The VBMA founders used off-the-shelf social media tools, which could be deployed quickly and cost-effectively, to poll VBMA members for their input into the restructuring of the Association and then to streamline the new operations, from individual networking to shared regional administration, group publicity and more.
This social media approach and its related online tools have enabled the VBMA to redevelop its objectives and meet new membership demands, and will enable it to evolve quickly at any time to meet new challenges and take advantage of new opportunities.
Unlike traditional, fee-demanding trade associations which inevitably become self-serving, special-interest groups of professionals such as the vbmaNETWORK can develop from the bottom up very quickly in this way, and provide added value to participants without having to charge membership fees. People get out what they put in.

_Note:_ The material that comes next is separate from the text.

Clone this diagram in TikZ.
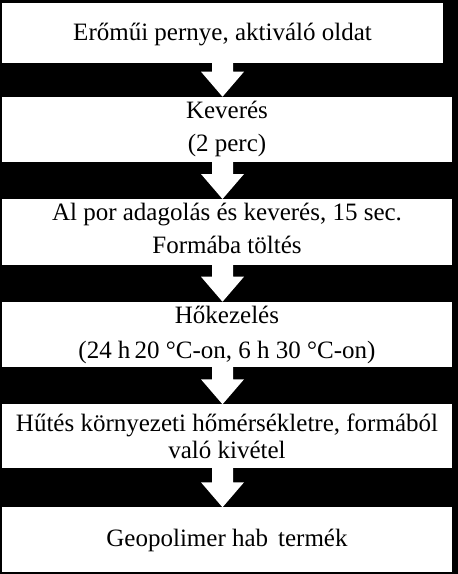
\documentclass[tikz,border=0pt]{standalone}
\usepackage{fontspec}
\setmainfont{Liberation Serif}
\usetikzlibrary{calc}
% #1 width, #2 height, #3 first baseline from top, #4 baselineskip, #5 text
\newcommand\boxtxt[5]{\parbox[t][#2pt][t]{#1pt}{\centering\baselineskip=#4pt\lineskiplimit=-100pt\lineskip=0pt\rule{0pt}{#3pt}#5\par}}
\tikzset{
  stepbox/.style={rectangle, fill=white, draw=none, inner sep=0pt, outer sep=0pt,
    anchor=north west, font=\fontsize{25}{30}\selectfont},
  arrowfill/.style={fill=white, draw=none}
}
\newcommand\flowarrow[2]{%
  \fill[arrowfill] ($(axis |- #1.south)+(-10.5,-0.5)$)
    -- ($(axis |- #2.north)+(-10.5,-25)$)
    -- ($(axis |- #2.north)+(-21.5,-25)$)
    -- (axis |- #2.north)
    -- ($(axis |- #2.north)+(21.5,-25)$)
    -- ($(axis |- #2.north)+(10.5,-25)$)
    -- ($(axis |- #1.south)+(10.5,-0.5)$) -- cycle;}
\begin{document}
\begin{tikzpicture}[x=1pt,y=-1pt]
  \fill[black] (0,0) rectangle (458,574);
  \useasboundingbox (0,0) rectangle (458,574);
  \coordinate (axis) at (222.5,0);
  \node[stepbox] (b1) at (2,3) {\boxtxt{441}{60.3}{37}{30}{Erőműi pernye, aktiváló oldat}};
  \node[stepbox] (b2) at (2,96.7) {\boxtxt{450}{65}{21.6}{33.4}{Keverés\\(2 perc)}};
  \node[stepbox] (b3) at (2,199) {\boxtxt{450}{66}{21.7}{32.6}{Al por adagolás és keverés, 15 sec.\\Formába töltés}};
  \node[stepbox] (b4) at (2,301.7) {\boxtxt{450}{65}{21.6}{35}{Hőkezelés\\(24 h\hspace{-2pt} 20 °C-on, 6 h 30 °C-on)}};
  \node[stepbox] (b5) at (2,404.3) {\boxtxt{450}{64}{27.4}{26.6}{Hűtés környezeti hőmérsékletre, formából\\való kivétel}};
  \node[stepbox] (b6) at (2,507.3) {\boxtxt{450}{64.4}{39.4}{30}{Geopolimer hab\hspace{10pt}termék}};
  \flowarrow{b1}{b2}
  \flowarrow{b2}{b3}
  \flowarrow{b3}{b4}
  \flowarrow{b4}{b5}
  \flowarrow{b5}{b6}
\end{tikzpicture}
\end{document}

This doesn’t make the vbmaNETWORK a Facebook-style group of students and consumers. It’s still very much for people who want to connect for professional reasons. And it appears to be working - it already boasts over 400 participants from more than 20 countries, and has already played a key role in supporting business and marketing events around the world, including the recent ad:tech London.
Christophe Asselin agrees that the newly structured Association is reaching the parts that others fail to reach: “The vbmaNETWORK is instrumental not only in helping to promote the ad:tech event to a specialised and very relevant audience, but also in providing a pool of experienced client and agency speakers.”
If other trade associations - and companies in the wider business arena - wake up, the vbmaNETWORK will be just one small example of how today’s ‘conversation economy’ and its social media tools are being used to transform business approaches and operations, so that organisations can meet new expectations from their stakeholders.